Magnum’un kurucusu, ünlü savaş fotoğrafçısı ve büyük usta Robert Capa‘nın hikayesi ve unutlmaz fotoğrafları.
Fransız yazar ve illüstratür Florent Silloray’ın, 20. yüzyılın en büyük fotoğrafçılarından Robert Capa’nın yaşamından 1936-1954 yıllarını objektif bir bakışla anlattığı CAPA, Sırtlan Kitap etiketiyle raflarda yerini aldı. Üstelik bir çizgi roman!
“Teknik olarak kötü ama güçlü bir görüntüyü,
Robert CAPA
tekniği iyi ama zayıf bir görüntüye her zaman tercih ederim.”
Paris, Blois Oteli, Montparnesse Mahallesi, Nisan 1936’dan başlayan Salı, 25 Ağustos 1954, Hindiçin, Kızıl Nehir’in oluşturduğu deltanın güney kesiminde mayına basmasıyla biter CAPA. Savaş meydanlarında foto muhabirliği yaptığı yıllarda bir günlük gibi okudukça düşüncelerinin ardındaki hayatına tanık oluyoruz. Sadece 18 yılını biliyoruz Robert Capa’nın. Asıl adı Endre Fridmann. İş bulabilmek ve fotoğraflarını satabilmek için bir Amerikalı olmalıydı, bir de yeni bir ismi. Şu an tanıdığımız ismi ise sevgilisi Gerda Taro bulur. Birlikte 1936-1938 yıllarında İspanya Savaşı’na katılırlar. Çektiği fotoğraflarla Gerda Taro da bir ikon haline dönüşür. Ancak cumhuriyetçilere ait olan tankın altında ezilir. Gerda’nın ölümü Robert Capa’yı ciddi anlamda sarsar. Bundan sonrasındaki hayatın akışı, kendisi için pek de önemi olmaz.

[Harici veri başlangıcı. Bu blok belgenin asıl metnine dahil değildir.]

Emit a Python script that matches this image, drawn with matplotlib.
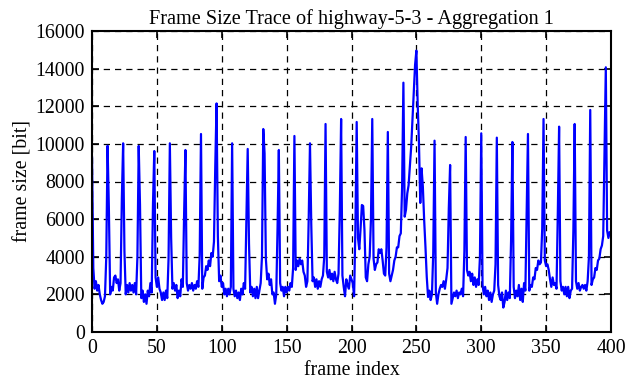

Sevgilisi Gerda Taro, ismi bulduktan hemen ardından VU adında bir sol gazetesinde işe başlar. VU gazetesinden, İspanya İç Savaşı’nın çatışma ortamını yansıtmak için kendisinden fotoğraf çekmesini istenmesiyle savaş fotoğrafçılığına adım atmış olur.
İspanya İç Savaşı’nın Cordoue Cephesi’nde Gerda Taro ile birlikte savaş hattında birçok kare yakalar. Fotoğraflar İngiliz, Rus, Katalan ve Macar gazeteleri ile Regard ve Paris tarafından basılmasıyla ünü yayılır. Bu esnada Ernest Hemingway ve John Steinbeck ile aralarındaki dostluklarına da tanık oluruz. Artık Robert Capa, en iyi savaş fotoğrafçısı olarak bilinir.
I.Dünya Savaşı’nın patlak vermesiyle Robert Capa’yı en çetin, en koyu cephelere göndererek haber yapması istenilecektir. 6 Haziran 1944 Normandiye Kıyıları’nda çektiği fotoğraf, efsaneye dönüştürür. Ceset yığınlarıyla dalgalanan denizde ilerlemeye çalışırken askerleri çektiği fotoğraftır.
Fotoğraflar üzerine değil, yaşamındaki dalgalanmalarını anlatan düşünceleriyle tanımış olmak, neden savaş fotoğrafçısı olduğuna dair yanıtlar veriyor CAPA. Hindiçin’de katıldığı çatışmada mayına basmadan evvel söylediği son sözü:
“Çabuk! İnsanlar kadrajdan çıkmadan deklanşöre bas. İki kere çek, ne olur ne olmaz. Bir adım yana atarsan daha iyi bir açı…”
İlgiyle ve merakla okuyacağınız bu çizgi romanı önemli kılan tarafı ise yazarın kendi anlatısından uzak olmasıdır. Yorumunu katmadan, Robert Capa’nın yaşamındaki en önemli kilit döneminin günlüğünü okutur bize. Klişeleşmiş bir biyografi kitabına dönüştürmeden, biyografi ağırlığından sıyrılmış ve bir çizgi roman olarak karşımıza çıkması daha yakın ve daha samimi kılıyor. Yazıları okumak güçlük çektirse de -özellikle çizgi roman severler için- Robert Capa’yı daha yakından tanımamıza olanak sağlıyor. Önemli fotoğrafçıların hayatını çizgi romana dönüştüren çalışmalar neredeyse yok denilecek kadar az. Türkiye’de benzer bir çalışma yapıldı mı bilmiyorum ancak bu tür çalışmaların daha sık yapılması kanaatindeyim. Florent Sillorey’in 40 haftalık süren bir çalışma sonucunda ortaya çıkardığı CAPA’yı muhakkak okumalısınız. Robert Capa’yı daha yakından görmek için.